The rave was fun, tough we felt a little out of place. We stood in a corner of the room, drinking beer and watching everyone dance and enjoy the drugs they were on. At that moment I was very glad we hadn’t dressed as the Supreme Court justices because we would’ve probably freaked everybody out – standing there with our robes and gavels, passing judgment on everyone. We might’ve been asked to leave.



“Is this the famous deejay?” I asked, yelling over the music, to my friend the techno fan.

“I don’t think so.” He said “Actually, I have no idea what he looks like.”
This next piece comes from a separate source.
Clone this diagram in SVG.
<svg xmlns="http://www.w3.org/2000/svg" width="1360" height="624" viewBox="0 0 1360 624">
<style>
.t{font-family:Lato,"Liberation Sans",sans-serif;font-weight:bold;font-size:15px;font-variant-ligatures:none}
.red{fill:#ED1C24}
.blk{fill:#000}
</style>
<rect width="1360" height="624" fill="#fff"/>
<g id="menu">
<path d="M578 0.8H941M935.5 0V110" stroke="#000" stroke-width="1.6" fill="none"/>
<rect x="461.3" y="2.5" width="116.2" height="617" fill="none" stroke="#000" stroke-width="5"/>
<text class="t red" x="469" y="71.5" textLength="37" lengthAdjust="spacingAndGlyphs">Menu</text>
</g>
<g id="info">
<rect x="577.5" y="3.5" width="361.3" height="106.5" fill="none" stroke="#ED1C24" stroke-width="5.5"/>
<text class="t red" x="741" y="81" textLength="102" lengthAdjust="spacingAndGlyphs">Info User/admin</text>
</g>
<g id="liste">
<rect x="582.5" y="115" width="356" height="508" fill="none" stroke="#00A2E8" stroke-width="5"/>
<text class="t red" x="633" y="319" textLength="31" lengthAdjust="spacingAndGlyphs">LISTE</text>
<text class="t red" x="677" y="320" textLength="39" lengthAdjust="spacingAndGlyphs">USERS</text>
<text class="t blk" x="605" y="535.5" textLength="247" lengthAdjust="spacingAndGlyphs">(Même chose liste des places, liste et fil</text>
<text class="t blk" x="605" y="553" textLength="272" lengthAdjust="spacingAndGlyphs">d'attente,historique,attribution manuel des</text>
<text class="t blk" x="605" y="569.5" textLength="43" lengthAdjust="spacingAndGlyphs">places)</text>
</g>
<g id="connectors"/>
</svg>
I asked him the same thing each time a new deejay took the stage, and he answered the same way, until finally the rave was over. We knew we had seen a famous European deejay, but we never specifically learned which one he was. During the car ride home, we each gave our best guess as to which one it might have been.
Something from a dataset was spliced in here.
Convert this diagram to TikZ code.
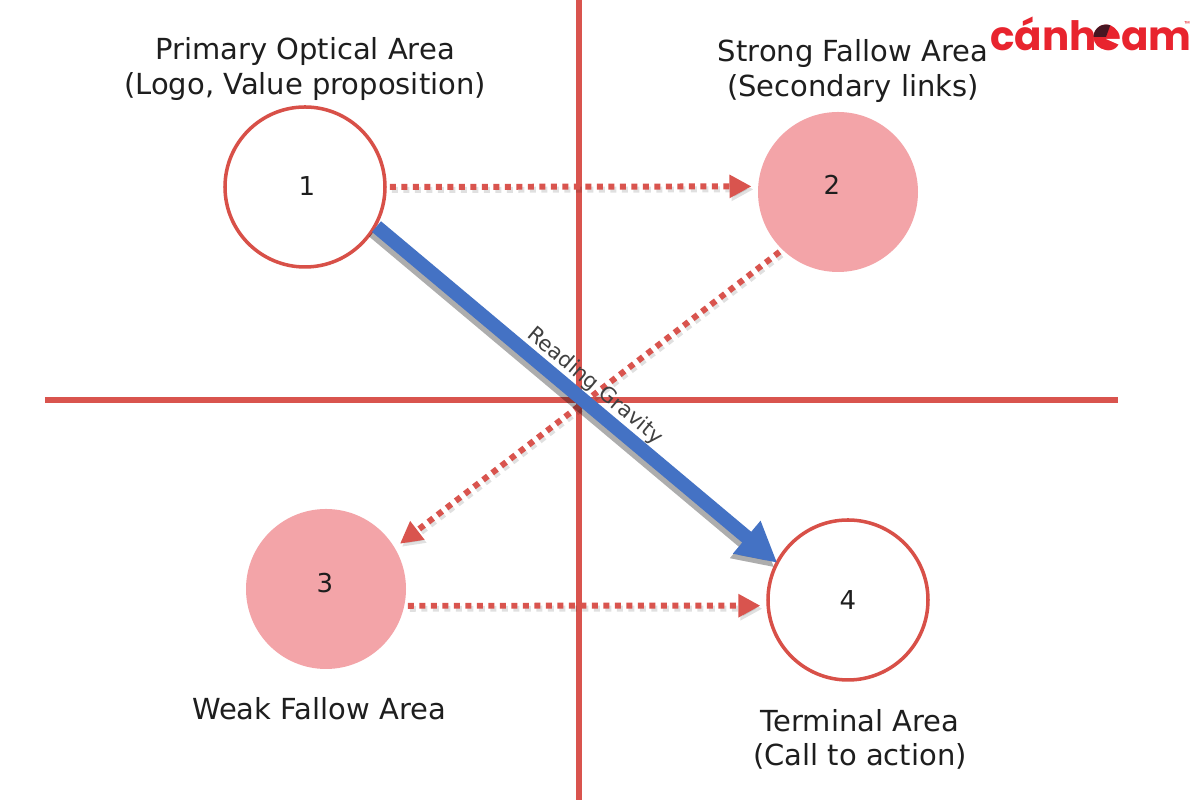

“It was probably the one in the orange tank-top. He looked pretty European.”

“No. I think it was the one with the bongo drums. He seemed to get the best response from the crowd.”

And that was a fitting theme for the night. We could say we had been to a rave and seen a famous European deejay. We could tell people that, and sound like hip twenty-somethings. But in all actuality, we felt awkward and out of place the entire night. We weren’t cool; we were law students. Our costumes sucked and we couldn’t even tell who the famous European deejay was.

But at least we tried. And that’s what’s important. Law school has a tendency to make you forget that you are still young. It’s almost impossible for a law student to feel cool. But every once in a while it’s important to try. Whether we fit in or not, we spent Halloween at a rave in San Francisco. And it beat the hell out of dressing up like a clown for a 9:00am Contracts class.